Questões como independência e objetividade, importantes no jornalismo de massa por conta da preocupação em atender o maior número possível de pessoas, tornam-se relativas no microjornalismo porque o autor terá que ser transparente em seus compromissos e opções políticas, religiosas, sexuais etc. para conquistar a credibilidade junto a seu público.
O lado financeiro do microjornalismo ainda é uma grande incógnita, mas as poucas experiências bem sucedidas até agora apontam no sentido de que a atividade dificilmente atingirá as taxas de lucratividade registradas pela grande imprensa nos áureos anos 1980 e 90. A cada ano que passa, aumenta o número de pessoas que passam a se informar por meio de microssites jornalísticos, em sua maioria abrigados em redes sociais.

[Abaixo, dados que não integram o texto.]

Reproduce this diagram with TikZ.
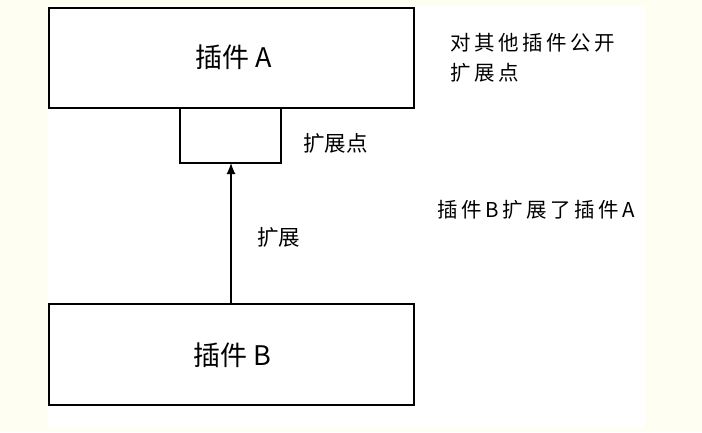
\documentclass[tikz,border=0pt]{standalone}
\usetikzlibrary{arrows.meta}
\usepackage{fontspec}
\newfontfamily\cjk{Noto Sans CJK SC}
\newfontfamily\cjksp[LetterSpace=17]{Noto Sans CJK SC}
\definecolor{cream}{RGB}{254,255,242}
\begin{document}
\begin{tikzpicture}[x=1pt,y=-1pt,
  box/.style={draw=black,line width=1.3pt,fill=white},
  title/.style={font=\cjk\fontsize{27}{30}\selectfont,inner sep=0pt},
  lbl/.style={font=\cjk\fontsize{21.5}{24}\selectfont,inner sep=0pt,anchor=west},
  note/.style={font=\cjksp\fontsize{20.5}{30}\selectfont,inner sep=0pt,anchor=west,align=left}]
\fill[cream] (0,0) rectangle (702,432);
\fill[white] (48,6) rectangle (645,427);
\useasboundingbox (0,0) rectangle (702,432);
\draw[box] (49,8) rectangle (414,108);
\node[title] (a) at (234,57) {插件 A};
\draw[box] (180,108) rectangle (281,163);
\coordinate (ep) at (231,163);
\draw[box] (49,304) rectangle (414,405);
\node[title] (b) at (232,355) {插件 B};
\coordinate (bt) at (231,304);
\draw[line width=1.2pt,-{Latex[length=11pt,width=9pt]}] (bt) -- (ep);
\node[lbl] (l1) at (303,143) {扩展点};
\node[lbl] (l2) at (257,237) {扩展};
\node[note] (n1) at (450,58) {对其他插件公开\\扩展点};
\node[note] (n2) at (437,210) {插件B扩展了插件A};
\end{tikzpicture}
\end{document}
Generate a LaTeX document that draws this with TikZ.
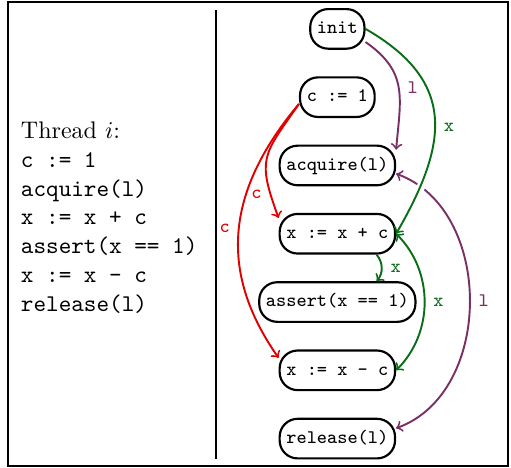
\documentclass[tikz,border=0pt]{standalone}
\usepackage{amsmath}
\definecolor{varx}{RGB}{10,110,25}
\definecolor{lockl}{RGB}{122,48,102}
\definecolor{varc}{RGB}{225,0,0}

\begin{document}
\begin{tikzpicture}[
    stmt/.style={draw, line width=0.9pt, rounded corners=7.5pt, font=\ttfamily\footnotesize,
        inner xsep=2.8pt, minimum height=0.58cm, text height=5.6pt, text depth=1.6pt},
    dep/.style={->, thick},
    lbl/.style={font=\ttfamily\footnotesize},
    halo/.style={preaction={draw, -, white, line width=3.5pt, shorten <=3pt, shorten >=5pt}}
]
    \useasboundingbox (0,0) rectangle (7.483,6.853);

    % Kader en scheidingslijn
    \draw[line width=1pt] (0.114,0.032) rectangle (7.437,6.824);
    \draw[thick] (3.162,0.133) -- (3.162,6.707);

    % De code van thread i
    \node[anchor=north west, inner sep=0pt, align=left] (code) at (0.30,5.077)
        {Thread $i$:\\ \texttt{c := 1}\\ \texttt{acquire(l)}\\ \texttt{x := x + c}\\
         \texttt{assert(x == 1)}\\ \texttt{x := x - c}\\ \texttt{release(l)}};

    % De opdrachten als knopen
    \node[stmt] (init) at (4.94,6.43) {init};
    \node[stmt] (c1)   at (4.94,5.43) {c := 1};
    \node[stmt] (acq)  at (4.94,4.43) {acquire(l)};
    \node[stmt] (xpc)  at (4.94,3.43) {x := x + c};
    \node[stmt] (asrt) at (4.94,2.43) {assert(x == 1)};
    \node[stmt] (xmc)  at (4.94,1.43) {x := x - c};
    \node[stmt] (rel)  at (4.94,0.43) {release(l)};

    % Afhankelijkheden via c
    \draw[dep, varc] (c1.190) to[out=235, in=110, looseness=1.4] node[pos=0.85, left, lbl] {c} (xpc.165);
    \draw[dep, varc] (c1.190) to[out=230, in=125, looseness=1.1] node[pos=0.5, left, lbl] {c} (xmc.168);

    % Afhankelijkheden via l
    \draw[dep, lockl] (init.-25) to[out=-35, in=85, looseness=1.2] node[pos=0.5, right, lbl] {l} (acq.15);
    \draw[dep, <->, lockl] (acq.-8) to[out=-20, in=20, looseness=1.05] node[pos=0.5, right, lbl] {l} (rel.10);

    % Afhankelijkheden via x
    \draw[dep, varx, halo] (init.east) to[out=-30, in=60, looseness=1.3] node[pos=0.55, right, lbl] {x} (xpc.east);
    \draw[dep, <->, varx] (xpc.east) to[out=-45, in=45] node[right, lbl] {x} (xmc.east);
    \draw[dep, varx] (xpc.-28) to[bend left=40] node[right, lbl] {x} (asrt.28);

\end{tikzpicture}
\end{document}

O informe Estado da Imprensa Jornalística 2013, com dados norte-americanos, mostrou que de 2010 a 2012 dobrou o número de clientes do microjornalismo no país. Passou de 8% para 18% da população total. O fenômeno é ainda mais intenso entre os jovens de 18 a 24 anos, que em uma década serão os novos tomadores de decisões. Entre integrantes desta faixa etária, o salto foi de 11% para 35%. Esses números mostram que a demanda por notícias personalizadas e segmentadas já existe.